▸ Problem description: Give every line again exactly as it appears, please, but not the pictures.

>>>

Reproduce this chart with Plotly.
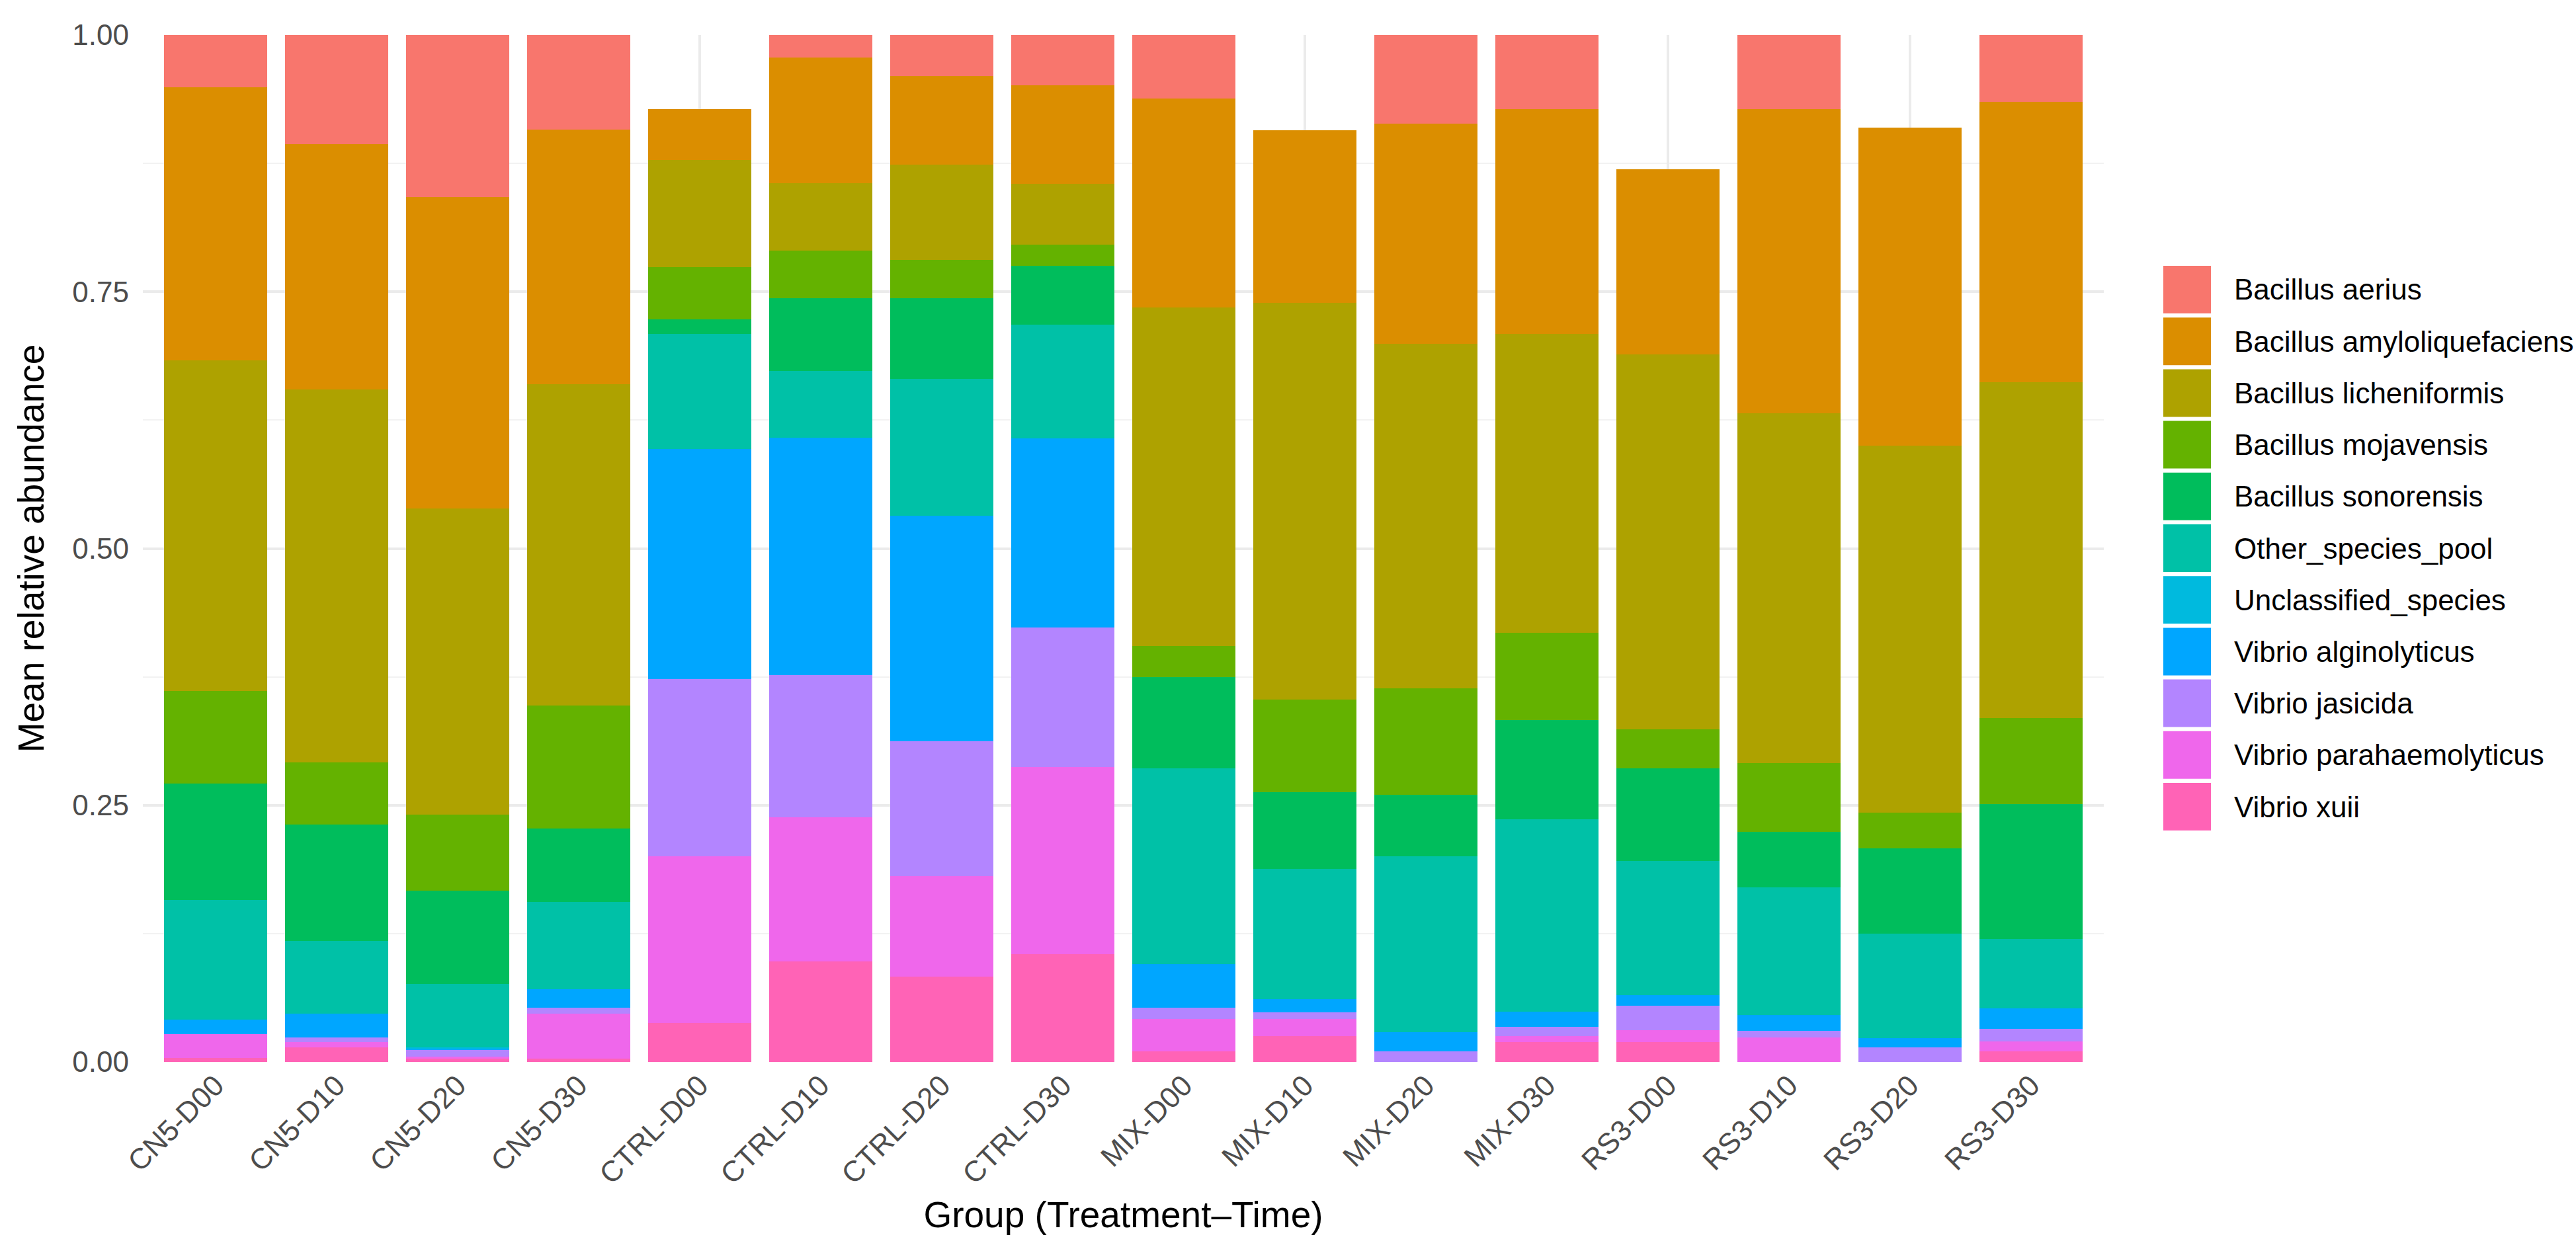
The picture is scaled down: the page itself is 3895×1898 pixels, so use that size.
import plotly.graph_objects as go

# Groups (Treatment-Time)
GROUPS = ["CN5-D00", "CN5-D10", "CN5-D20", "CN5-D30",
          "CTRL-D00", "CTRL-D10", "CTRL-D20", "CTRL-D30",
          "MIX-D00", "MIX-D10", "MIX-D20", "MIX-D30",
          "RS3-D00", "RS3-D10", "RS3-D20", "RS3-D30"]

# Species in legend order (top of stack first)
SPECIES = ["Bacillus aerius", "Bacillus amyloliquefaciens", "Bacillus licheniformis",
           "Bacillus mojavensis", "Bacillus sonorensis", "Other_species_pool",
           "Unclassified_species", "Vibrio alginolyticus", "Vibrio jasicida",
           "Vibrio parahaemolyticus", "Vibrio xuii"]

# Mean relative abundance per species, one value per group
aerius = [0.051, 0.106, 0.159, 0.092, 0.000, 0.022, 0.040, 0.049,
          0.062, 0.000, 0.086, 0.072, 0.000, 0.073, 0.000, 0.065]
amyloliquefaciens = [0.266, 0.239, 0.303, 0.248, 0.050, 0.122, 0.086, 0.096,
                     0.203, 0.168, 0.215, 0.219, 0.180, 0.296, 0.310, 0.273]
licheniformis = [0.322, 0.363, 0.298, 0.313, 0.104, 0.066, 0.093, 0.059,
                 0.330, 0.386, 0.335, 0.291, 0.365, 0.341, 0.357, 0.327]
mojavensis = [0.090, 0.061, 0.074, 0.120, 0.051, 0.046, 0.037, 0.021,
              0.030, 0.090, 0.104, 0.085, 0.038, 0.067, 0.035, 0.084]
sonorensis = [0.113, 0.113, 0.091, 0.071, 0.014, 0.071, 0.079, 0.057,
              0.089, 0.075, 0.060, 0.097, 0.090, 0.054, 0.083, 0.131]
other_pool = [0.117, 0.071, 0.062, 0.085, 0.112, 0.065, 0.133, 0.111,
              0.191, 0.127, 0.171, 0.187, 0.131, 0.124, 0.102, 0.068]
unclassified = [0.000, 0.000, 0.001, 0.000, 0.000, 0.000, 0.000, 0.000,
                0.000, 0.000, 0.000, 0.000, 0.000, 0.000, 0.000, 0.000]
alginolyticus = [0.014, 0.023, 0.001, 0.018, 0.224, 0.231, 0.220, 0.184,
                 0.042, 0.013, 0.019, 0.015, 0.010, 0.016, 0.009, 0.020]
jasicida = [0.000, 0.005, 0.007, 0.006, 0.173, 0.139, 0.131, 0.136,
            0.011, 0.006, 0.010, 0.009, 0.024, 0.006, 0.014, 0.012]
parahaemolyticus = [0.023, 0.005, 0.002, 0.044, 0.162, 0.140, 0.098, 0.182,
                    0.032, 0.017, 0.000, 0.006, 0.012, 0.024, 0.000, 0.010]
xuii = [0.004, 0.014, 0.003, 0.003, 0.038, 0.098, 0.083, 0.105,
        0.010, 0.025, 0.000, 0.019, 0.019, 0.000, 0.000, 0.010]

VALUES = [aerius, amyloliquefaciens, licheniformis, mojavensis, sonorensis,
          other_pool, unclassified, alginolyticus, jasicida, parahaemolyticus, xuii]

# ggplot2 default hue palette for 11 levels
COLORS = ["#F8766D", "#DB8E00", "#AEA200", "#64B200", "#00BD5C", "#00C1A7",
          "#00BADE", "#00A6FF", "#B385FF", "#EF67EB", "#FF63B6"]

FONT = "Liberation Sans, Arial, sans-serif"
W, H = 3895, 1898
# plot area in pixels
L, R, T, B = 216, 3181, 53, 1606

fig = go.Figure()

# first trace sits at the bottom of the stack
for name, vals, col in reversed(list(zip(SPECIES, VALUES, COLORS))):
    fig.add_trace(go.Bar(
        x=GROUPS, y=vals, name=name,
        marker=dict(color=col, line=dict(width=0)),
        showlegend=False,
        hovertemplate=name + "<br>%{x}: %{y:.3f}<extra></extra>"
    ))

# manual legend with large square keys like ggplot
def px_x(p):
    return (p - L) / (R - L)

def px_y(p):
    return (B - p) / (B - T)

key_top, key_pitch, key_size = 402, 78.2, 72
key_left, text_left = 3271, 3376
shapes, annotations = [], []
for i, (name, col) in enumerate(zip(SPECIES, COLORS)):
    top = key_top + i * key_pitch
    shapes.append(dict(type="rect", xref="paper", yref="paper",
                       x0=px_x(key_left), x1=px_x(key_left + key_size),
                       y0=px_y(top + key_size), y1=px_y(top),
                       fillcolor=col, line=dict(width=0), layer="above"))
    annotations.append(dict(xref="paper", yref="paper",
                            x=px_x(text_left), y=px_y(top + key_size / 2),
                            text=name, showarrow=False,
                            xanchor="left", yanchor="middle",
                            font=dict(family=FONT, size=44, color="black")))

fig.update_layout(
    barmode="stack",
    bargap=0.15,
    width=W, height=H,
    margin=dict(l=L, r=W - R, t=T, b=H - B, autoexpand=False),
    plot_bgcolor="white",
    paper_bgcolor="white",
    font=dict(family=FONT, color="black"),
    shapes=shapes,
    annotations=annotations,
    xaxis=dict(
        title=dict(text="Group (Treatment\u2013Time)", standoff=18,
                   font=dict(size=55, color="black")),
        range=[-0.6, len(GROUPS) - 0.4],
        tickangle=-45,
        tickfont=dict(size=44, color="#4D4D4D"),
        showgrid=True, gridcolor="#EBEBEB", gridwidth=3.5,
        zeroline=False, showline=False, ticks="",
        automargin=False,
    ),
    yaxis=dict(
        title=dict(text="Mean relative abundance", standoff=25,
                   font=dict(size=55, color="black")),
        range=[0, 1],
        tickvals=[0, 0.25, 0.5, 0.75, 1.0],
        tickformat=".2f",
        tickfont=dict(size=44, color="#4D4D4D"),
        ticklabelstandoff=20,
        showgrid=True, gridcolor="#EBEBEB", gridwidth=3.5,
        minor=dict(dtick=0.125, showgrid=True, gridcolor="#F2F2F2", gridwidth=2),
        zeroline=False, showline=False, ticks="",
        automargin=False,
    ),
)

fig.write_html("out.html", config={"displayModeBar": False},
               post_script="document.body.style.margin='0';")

<<<

▸ Full output:
Reproduce this chart with Plotly.
The picture is scaled down: the page itself is 3895×1898 pixels, so use that size.
import plotly.graph_objects as go

# Groups (Treatment-Time)
GROUPS = ["CN5-D00", "CN5-D10", "CN5-D20", "CN5-D30",
          "CTRL-D00", "CTRL-D10", "CTRL-D20", "CTRL-D30",
          "MIX-D00", "MIX-D10", "MIX-D20", "MIX-D30",
          "RS3-D00", "RS3-D10", "RS3-D20", "RS3-D30"]

# Species in legend order (top of stack first)
SPECIES = ["Bacillus aerius", "Bacillus amyloliquefaciens", "Bacillus licheniformis",
           "Bacillus mojavensis", "Bacillus sonorensis", "Other_species_pool",
           "Unclassified_species", "Vibrio alginolyticus", "Vibrio jasicida",
           "Vibrio parahaemolyticus", "Vibrio xuii"]

# Mean relative abundance per species, one value per group
aerius = [0.051, 0.106, 0.159, 0.092, 0.000, 0.022, 0.040, 0.049,
          0.062, 0.000, 0.086, 0.072, 0.000, 0.073, 0.000, 0.065]
amyloliquefaciens = [0.266, 0.239, 0.303, 0.248, 0.050, 0.122, 0.086, 0.096,
                     0.203, 0.168, 0.215, 0.219, 0.180, 0.296, 0.310, 0.273]
licheniformis = [0.322, 0.363, 0.298, 0.313, 0.104, 0.066, 0.093, 0.059,
                 0.330, 0.386, 0.335, 0.291, 0.365, 0.341, 0.357, 0.327]
mojavensis = [0.090, 0.061, 0.074, 0.120, 0.051, 0.046, 0.037, 0.021,
              0.030, 0.090, 0.104, 0.085, 0.038, 0.067, 0.035, 0.084]
sonorensis = [0.113, 0.113, 0.091, 0.071, 0.014, 0.071, 0.079, 0.057,
              0.089, 0.075, 0.060, 0.097, 0.090, 0.054, 0.083, 0.131]
other_pool = [0.117, 0.071, 0.062, 0.085, 0.112, 0.065, 0.133, 0.111,
              0.191, 0.127, 0.171, 0.187, 0.131, 0.124, 0.102, 0.068]
unclassified = [0.000, 0.000, 0.001, 0.000, 0.000, 0.000, 0.000, 0.000,
                0.000, 0.000, 0.000, 0.000, 0.000, 0.000, 0.000, 0.000]
alginolyticus = [0.014, 0.023, 0.001, 0.018, 0.224, 0.231, 0.220, 0.184,
                 0.042, 0.013, 0.019, 0.015, 0.010, 0.016, 0.009, 0.020]
jasicida = [0.000, 0.005, 0.007, 0.006, 0.173, 0.139, 0.131, 0.136,
            0.011, 0.006, 0.010, 0.009, 0.024, 0.006, 0.014, 0.012]
parahaemolyticus = [0.023, 0.005, 0.002, 0.044, 0.162, 0.140, 0.098, 0.182,
                    0.032, 0.017, 0.000, 0.006, 0.012, 0.024, 0.000, 0.010]
xuii = [0.004, 0.014, 0.003, 0.003, 0.038, 0.098, 0.083, 0.105,
        0.010, 0.025, 0.000, 0.019, 0.019, 0.000, 0.000, 0.010]

VALUES = [aerius, amyloliquefaciens, licheniformis, mojavensis, sonorensis,
          other_pool, unclassified, alginolyticus, jasicida, parahaemolyticus, xuii]

# ggplot2 default hue palette for 11 levels
COLORS = ["#F8766D", "#DB8E00", "#AEA200", "#64B200", "#00BD5C", "#00C1A7",
          "#00BADE", "#00A6FF", "#B385FF", "#EF67EB", "#FF63B6"]

FONT = "Liberation Sans, Arial, sans-serif"
W, H = 3895, 1898
# plot area in pixels
L, R, T, B = 216, 3181, 53, 1606

fig = go.Figure()

# first trace sits at the bottom of the stack
for name, vals, col in reversed(list(zip(SPECIES, VALUES, COLORS))):
    fig.add_trace(go.Bar(
        x=GROUPS, y=vals, name=name,
        marker=dict(color=col, line=dict(width=0)),
        showlegend=False,
        hovertemplate=name + "<br>%{x}: %{y:.3f}<extra></extra>"
    ))

# manual legend with large square keys like ggplot
def px_x(p):
    return (p - L) / (R - L)

def px_y(p):
    return (B - p) / (B - T)

key_top, key_pitch, key_size = 402, 78.2, 72
key_left, text_left = 3271, 3376
shapes, annotations = [], []
for i, (name, col) in enumerate(zip(SPECIES, COLORS)):
    top = key_top + i * key_pitch
    shapes.append(dict(type="rect", xref="paper", yref="paper",
                       x0=px_x(key_left), x1=px_x(key_left + key_size),
                       y0=px_y(top + key_size), y1=px_y(top),
                       fillcolor=col, line=dict(width=0), layer="above"))
    annotations.append(dict(xref="paper", yref="paper",
                            x=px_x(text_left), y=px_y(top + key_size / 2),
                            text=name, showarrow=False,
                            xanchor="left", yanchor="middle",
                            font=dict(family=FONT, size=44, color="black")))

fig.update_layout(
    barmode="stack",
    bargap=0.15,
    width=W, height=H,
    margin=dict(l=L, r=W - R, t=T, b=H - B, autoexpand=False),
    plot_bgcolor="white",
    paper_bgcolor="white",
    font=dict(family=FONT, color="black"),
    shapes=shapes,
    annotations=annotations,
    xaxis=dict(
        title=dict(text="Group (Treatment\u2013Time)", standoff=18,
                   font=dict(size=55, color="black")),
        range=[-0.6, len(GROUPS) - 0.4],
        tickangle=-45,
        tickfont=dict(size=44, color="#4D4D4D"),
        showgrid=True, gridcolor="#EBEBEB", gridwidth=3.5,
        zeroline=False, showline=False, ticks="",
        automargin=False,
    ),
    yaxis=dict(
        title=dict(text="Mean relative abundance", standoff=25,
                   font=dict(size=55, color="black")),
        range=[0, 1],
        tickvals=[0, 0.25, 0.5, 0.75, 1.0],
        tickformat=".2f",
        tickfont=dict(size=44, color="#4D4D4D"),
        ticklabelstandoff=20,
        showgrid=True, gridcolor="#EBEBEB", gridwidth=3.5,
        minor=dict(dtick=0.125, showgrid=True, gridcolor="#F2F2F2", gridwidth=2),
        zeroline=False, showline=False, ticks="",
        automargin=False,
    ),
)

fig.write_html("out.html", config={"displayModeBar": False},
               post_script="document.body.style.margin='0';")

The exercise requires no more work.